§ Task goal
Reproduce the material below line by line, beginning with its first line and ending with the line that contains "57.3, 61.7, 66.11, 66.11]"; leave out pictures.

§ Given data
+---+
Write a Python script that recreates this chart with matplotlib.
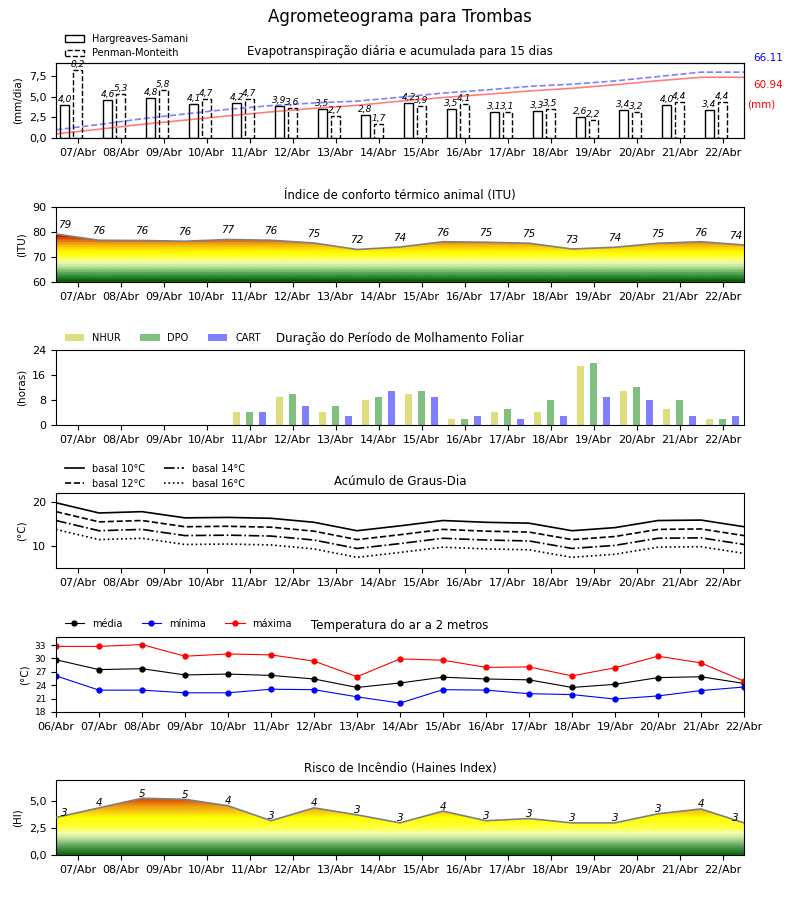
import numpy as np
import matplotlib
matplotlib.use('Agg')
import matplotlib.pyplot as plt
from matplotlib.colors import ListedColormap, LinearSegmentedColormap
from matplotlib.patches import Polygon, Rectangle
from matplotlib.ticker import FuncFormatter

# dias (rotulos do eixo x)
dias = ['07/Abr', '08/Abr', '09/Abr', '10/Abr', '11/Abr', '12/Abr', '13/Abr', '14/Abr',
        '15/Abr', '16/Abr', '17/Abr', '18/Abr', '19/Abr', '20/Abr', '21/Abr', '22/Abr']
dias_temp = ['06/Abr'] + dias

# evapotranspiracao diaria (mm/dia)
et_hs = [4.0, 4.6, 4.8, 4.1, 4.2, 3.9, 3.5, 2.8, 4.2, 3.5, 3.1, 3.3, 2.6, 3.4, 4.0, 3.4]
et_pm = [8.2, 5.3, 5.8, 4.7, 4.7, 3.6, 2.7, 1.7, 3.9, 4.1, 3.1, 3.5, 2.2, 3.2, 4.4, 4.4]
# evapotranspiracao acumulada (mm)
acum_hs = [4.1, 8.8, 13.7, 17.9, 22.2, 26.2, 29.8, 32.7, 37.0, 40.6, 43.8, 47.2, 49.9,
           53.4, 57.5, 60.94, 60.94]
acum_pm = [8.2, 13.5, 19.3, 24.1, 28.8, 32.5, 35.2, 37.0, 40.9, 45.1, 48.2, 51.8, 54.0,
           57.3, 61.7, 66.11, 66.11]

# indice de conforto termico (ITU)
itu = [79.2, 76.7, 76.6, 76.3, 77.0, 76.7, 75.6, 73.0, 74.0, 76.1, 75.9, 75.5, 73.2,
       73.9, 75.5, 76.1, 74.8]
itu_rot = [79, 76, 76, 76, 77, 76, 75, 72, 74, 76, 75, 75, 73, 74, 75, 76, 74]

# molhamento foliar (horas)
nhur = [0, 0, 0, 0, 4, 9, 4, 8, 10, 2, 4, 4, 19, 11, 5, 2]
dpo = [0, 0, 0, 0, 4, 10, 6, 9, 11, 2, 5, 8, 20, 12, 8, 2]
cart = [0, 0, 0, 0, 4, 6, 3, 11, 9, 3, 2, 3, 9, 8, 3, 3]

# graus-dia
gd10 = [19.8, 17.5, 17.8, 16.4, 16.5, 16.3, 15.4, 13.5, 14.6, 15.8, 15.4, 15.2, 13.5, 14.2, 15.8, 15.9, 14.4]
gd12 = [17.8, 15.5, 15.8, 14.4, 14.5, 14.3, 13.4, 11.5, 12.6, 13.8, 13.4, 13.2, 11.5, 12.2, 13.8, 13.9, 12.4]
gd14 = [15.8, 13.5, 13.8, 12.4, 12.5, 12.3, 11.4, 9.5, 10.6, 11.8, 11.4, 11.2, 9.5, 10.2, 11.8, 11.9, 10.4]
gd16 = [13.8, 11.5, 11.8, 10.4, 10.5, 10.3, 9.4, 7.5, 8.6, 9.8, 9.4, 9.2, 7.5, 8.2, 9.8, 9.9, 8.4]

# temperatura do ar (C)
t_med = [29.7, 27.5, 27.7, 26.3, 26.5, 26.2, 25.4, 23.5, 24.5, 25.8, 25.4, 25.2, 23.5, 24.2, 25.7, 25.9, 24.4]
t_min = [26.1, 22.9, 22.9, 22.3, 22.3, 23.1, 23.0, 21.4, 20.0, 23.0, 22.9, 22.1, 21.9, 20.9, 21.6, 22.8, 23.6]
t_max = [32.7, 32.7, 33.1, 30.5, 31.0, 30.8, 29.4, 25.9, 29.9, 29.6, 28.0, 28.1, 26.1, 27.9, 30.5, 29.0, 24.9]

# indice de Haines
haines = [3.5, 4.4, 5.3, 5.2, 4.6, 3.2, 4.4, 3.75, 3.0, 4.1, 3.2, 3.4, 3.0, 3.0, 3.85, 4.3, 3.0]
haines_rot = [3, 4, 5, 5, 4, 3, 4, 3, 3, 4, 3, 3, 3, 3, 3, 4, 3]

x = np.arange(len(dias))
xh = np.arange(len(dias_temp)) - 0.5   # pontos nas viradas de dia
virgula = FuncFormatter(lambda v, p: ('%.1f' % v).replace('.', ','))


def eixo_x(ax):
    ax.set_xticks(x)
    ax.set_xticklabels(dias, fontsize=8)
    ax.set_xlim(-0.5, 15.5)
    ax.tick_params(axis='y', labelsize=8)


def gradiente(ax, xs, ys, ymin, ymax, cmap):
    grad = np.linspace(ymin, ymax, 400).reshape(-1, 1)
    img = ax.imshow(grad, extent=[xs[0], xs[-1], ymin, ymax], origin='lower',
                    aspect='auto', cmap=cmap, vmin=ymin, vmax=ymax, zorder=1)
    verts = [(xs[0], ymin)] + list(zip(xs, ys)) + [(xs[-1], ymin)]
    clip = Polygon(verts, closed=True, facecolor='none', edgecolor='none')
    ax.add_patch(clip)
    img.set_clip_path(clip)
    ax.plot(xs, ys, color='grey', lw=1.2, zorder=3)


def rotulos(ax, ys, textos, dy):
    for xi, yi, t in zip(xh, ys, textos):
        xi = min(max(xi, -0.3), 15.3)
        ax.text(xi, yi + dy, str(t), ha='center', va='bottom', fontsize=7.5,
                style='italic', zorder=4)


fig = plt.figure(figsize=(8, 9), dpi=100)
fig.suptitle('Agrometeograma para Trombas', fontsize=12, y=0.991)

L, W, H = 0.07, 0.86, 0.0833
LX = 0.007   # deslocamento das legendas

# ---- evapotranspiracao
ax1 = fig.add_axes([L, 0.8467, W, H])
ax1.bar(x - 0.3, et_hs, 0.2, facecolor='white', edgecolor='k', lw=1)
ax1.bar(x, et_pm, 0.2, fill=False, edgecolor='k', lw=1, linestyle='--')
for xi, v in zip(x, et_hs):
    ax1.text(xi - 0.3, v + 0.12, ('%.1f' % v).replace('.', ','), ha='center',
             va='bottom', fontsize=6.5, style='italic')
for xi, v in zip(x, et_pm):
    ax1.text(xi, v + 0.12, ('%.1f' % v).replace('.', ','), ha='center',
             va='bottom', fontsize=6.5, style='italic')
ax1.set_ylim(0, 9.1)
ax1.set_yticks([0, 2.5, 5, 7.5])
ax1.yaxis.set_major_formatter(virgula)
ax1.set_ylabel('(mm/dia)', fontsize=7.5)
eixo_x(ax1)
ax1.set_title('Evapotranspiração diária e acumulada para 15 dias', fontsize=8.5)
h1 = [Rectangle((0, 0), 1, 1, facecolor='white', edgecolor='k'),
      Rectangle((0, 0), 1, 1, fill=False, edgecolor='k', linestyle='--')]
ax1.legend(h1, ['Hargreaves-Samani', 'Penman-Monteith'], loc='lower left',
           bbox_to_anchor=(LX, 1.01), fontsize=7, frameon=False, borderaxespad=0)
ax1b = ax1.twinx()
ax1b.plot(xh, acum_hs, color='red', alpha=0.5, lw=1.2)
ax1b.plot(xh, acum_pm, color='blue', alpha=0.5, lw=1.2, linestyle='--')
ax1b.set_ylim(0, 75.3)
ax1b.set_yticks([])
ax1b.set_xlim(-0.5, 15.5)
ax1.text(1.035, 1.067, '66.11', transform=ax1.transAxes, color='blue', fontsize=7.5,
         ha='center', va='center')
ax1.text(1.035, 0.707, '60.94', transform=ax1.transAxes, color='red', fontsize=7.5,
         ha='center', va='center')
ax1.text(1.025, 0.44, '(mm)', transform=ax1.transAxes, color='red', fontsize=7.5,
         ha='center', va='center')

# ---- ITU
cores_itu = ['#0b5d0b', '#1f7a1f', '#3a8f3a', '#5aa55a', '#7dbb6e', '#a3d48a',
             '#c8eaa0', '#e4f7a8', '#f4fb90', '#ffff60', '#ffff20', '#ffff00',
             '#fff000', '#ffd800', '#f8bc10', '#f09a10', '#e47410', '#d84800',
             '#cc1800', '#c80000'] + ['#c00000'] * 10
ax2 = fig.add_axes([L, 0.6867, W, H])
gradiente(ax2, xh, itu, 60, 90, ListedColormap(cores_itu))
rotulos(ax2, itu, itu_rot, 1.6)
ax2.set_ylim(60, 90)
ax2.set_yticks([60, 70, 80, 90])
ax2.set_ylabel('(ITU)', fontsize=7.5)
eixo_x(ax2)
ax2.set_title('Índice de conforto térmico animal (ITU)', fontsize=8.5)

# ---- molhamento foliar
ax3 = fig.add_axes([L, 0.5278, W, H])
ax3.bar(x - 0.3, nhur, 0.17, color='y', alpha=0.5, label='NHUR')
ax3.bar(x, dpo, 0.17, color='g', alpha=0.5, label='DPO')
ax3.bar(x + 0.3, cart, 0.17, color='b', alpha=0.5, label='CART')
ax3.set_ylim(0, 24)
ax3.set_yticks([0, 8, 16, 24])
ax3.set_ylabel('(horas)', fontsize=7.5)
eixo_x(ax3)
ax3.set_title('Duração do Período de Molhamento Foliar', fontsize=8.5)
ax3.legend(loc='lower left', bbox_to_anchor=(LX, 1.045), ncol=3, fontsize=7,
           frameon=False, borderaxespad=0)

# ---- graus-dia
ax4 = fig.add_axes([L, 0.3689, W, H])
ax4.plot(xh, gd10, 'k-', lw=1.2, label='basal 10°C')
ax4.plot(xh, gd12, 'k--', lw=1.2, label='basal 12°C')
ax4.plot(xh, gd14, 'k-.', lw=1.2, label='basal 14°C')
ax4.plot(xh, gd16, 'k:', lw=1.2, label='basal 16°C')
ax4.set_ylim(5.1, 22)
ax4.set_yticks([10, 20])
ax4.set_ylabel('(°C)', fontsize=7.5)
eixo_x(ax4)
ax4.set_title('Acúmulo de Graus-Dia', fontsize=8.5)
ax4.legend(loc='lower left', bbox_to_anchor=(LX, 1.005), ncol=2, fontsize=7,
           frameon=False, borderaxespad=0)

# ---- temperatura
ax5 = fig.add_axes([L, 0.2089, W, H])
ax5.plot(xh, t_med, 'k-o', lw=0.8, ms=3.5, label='média')
ax5.plot(xh, t_min, 'b-o', lw=0.8, ms=3.5, label='mínima')
ax5.plot(xh, t_max, 'r-o', lw=0.8, ms=3.5, label='máxima')
ax5.set_xticks(xh)
ax5.set_xticklabels(dias_temp, fontsize=8)
ax5.set_xlim(-0.5, 15.5)
ax5.set_ylim(18, 34.8)
ax5.set_yticks([18, 21, 24, 27, 30, 33])
ax5.tick_params(axis='y', labelsize=6.5)
ax5.set_ylabel('(°C)', fontsize=7.5)
ax5.set_title('Temperatura do ar a 2 metros', fontsize=8.5)
ax5.legend(loc='lower left', bbox_to_anchor=(LX, 1.06), ncol=3, fontsize=7,
           frameon=False, borderaxespad=0)

# ---- Haines
cmap_h = LinearSegmentedColormap.from_list('haines', [
    (0.0, '#0a640a'), (0.08, '#3c8c3c'), (0.15, '#78b46e'), (0.22, '#c0e0a0'),
    (0.29, '#f0ffb0'), (0.36, '#ffff40'), (0.5, '#ffff00'), (0.57, '#f8d010'),
    (0.65, '#f0a010'), (0.72, '#e06008'), (0.78, '#d04000'), (1.0, '#c80000')])
ax6 = fig.add_axes([L, 0.05, W, H])
gradiente(ax6, xh, haines, 0, 7.0, cmap_h)
rotulos(ax6, haines, haines_rot, -0.05)
ax6.set_ylim(0, 7.0)
ax6.set_yticks([0, 2.5, 5])
ax6.yaxis.set_major_formatter(virgula)
ax6.set_ylabel('(HI)', fontsize=7.5)
eixo_x(ax6)
ax6.set_title('Risco de Incêndio (Haines Index)', fontsize=8.5)

plt.savefig('out.png', dpi=100)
+---+
§ Complete answer
Write a Python script that recreates this chart with matplotlib.
import numpy as np
import matplotlib
matplotlib.use('Agg')
import matplotlib.pyplot as plt
from matplotlib.colors import ListedColormap, LinearSegmentedColormap
from matplotlib.patches import Polygon, Rectangle
from matplotlib.ticker import FuncFormatter

# dias (rotulos do eixo x)
dias = ['07/Abr', '08/Abr', '09/Abr', '10/Abr', '11/Abr', '12/Abr', '13/Abr', '14/Abr',
        '15/Abr', '16/Abr', '17/Abr', '18/Abr', '19/Abr', '20/Abr', '21/Abr', '22/Abr']
dias_temp = ['06/Abr'] + dias

# evapotranspiracao diaria (mm/dia)
et_hs = [4.0, 4.6, 4.8, 4.1, 4.2, 3.9, 3.5, 2.8, 4.2, 3.5, 3.1, 3.3, 2.6, 3.4, 4.0, 3.4]
et_pm = [8.2, 5.3, 5.8, 4.7, 4.7, 3.6, 2.7, 1.7, 3.9, 4.1, 3.1, 3.5, 2.2, 3.2, 4.4, 4.4]
# evapotranspiracao acumulada (mm)
acum_hs = [4.1, 8.8, 13.7, 17.9, 22.2, 26.2, 29.8, 32.7, 37.0, 40.6, 43.8, 47.2, 49.9,
           53.4, 57.5, 60.94, 60.94]
acum_pm = [8.2, 13.5, 19.3, 24.1, 28.8, 32.5, 35.2, 37.0, 40.9, 45.1, 48.2, 51.8, 54.0,
           57.3, 61.7, 66.11, 66.11]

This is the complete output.